Will Nokia mimic Apple?

Back in the 1990s, Nokia was top dog in the mobile phone market. Everyone owned a Nokia handset, and the company seemed set to rule the world. Then along came the smartphone, and Nokia was largely forgotten. But that could all be about to change.

Strong parallels can be made between Nokia and Apple (NASDAQ:AAPL). Both were core tech stocks in fund manager portfolios, only to endure a period of obscurity. After its period of reinvention and the launch of the iPhone, Apple re-emerged triumphant. Could the same be about to happen to Nokia?

While Nokia still produces handsets, it’s primarily a network solutions company serving the wider business community. And it’s here where its 5G market connection could propel its stock market status.

5G presents an exciting opportunity

The widespread presence of 5G is not simply going to give consumers faster internet speeds. It will provide a higher level of speed and accuracy in networks, thereby improving many cloud computing offerings that are still in their infancy.

This should lead to growth in the internet of things, improve the capabilities of self-driving cars and enhance robotics to the point that doctors could remotely carry out major operations from anywhere on the planet.

5G Automation Nokia

Nokia 5G automation drives the Fourth Industrial Revolution | Image from Nokia Media Library

Nokia’s four business segments operate internationally and comprise: mobile networks, Nokia software, Nokia technologies, and Group common and other interests.

In Q1, its network infrastructure business saw net sales grow 28% in constant currency and a double-digit comparable operating margin.
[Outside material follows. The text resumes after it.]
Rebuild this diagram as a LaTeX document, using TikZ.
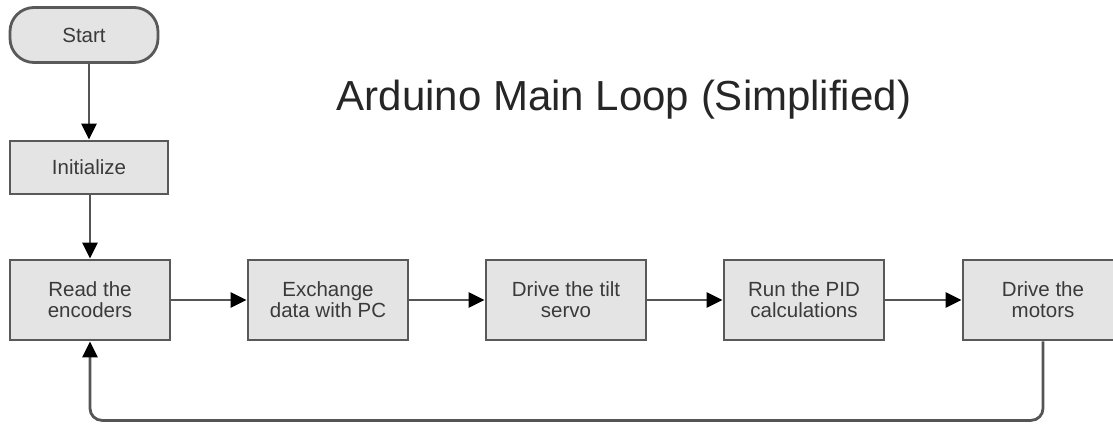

It’s also seeing excellent progress in Mobile Networks, along with increased profitability, and growing sales in 5G.

Soaring demand

It earns money from selling wireless and fixed-line hardware, software, and network solutions. These include building out the 5G network. By October it had reached 100 5G deals and 160 commercial 5G engagements. In early February this year, this had increased to 195 commercial agreements to rollout 5G technology using its Nokia network infrastructure.

It’s now implemented 63 live 5G networks and this week, Nokia announced it’s been ranked as number one in 5G patents in an independent study.

This soaring demand has led Nokia to accelerate its capabilities in this area. Thereby pledging to invest millions of dollars over the next couple of years to improve its network buildout capacity. It believes the investments will pay off long term as major telecommunication companies identify Nokia as the 5G specialist and go-to for infrastructure solutions.

Striking deals

It’s already making headway in this regard. It recently beat Huawei to help Orange (NYSE:ORAN) and Proximus (OTCMKTS:BGAOF) build 5G networks in Belgium.

It’s also announced partnerships with major cloud providers, including Google (NASDAQ:GOOGL), Amazon (NASDAQ: AMZN) and Microsoft (NASDAQ: MSFT).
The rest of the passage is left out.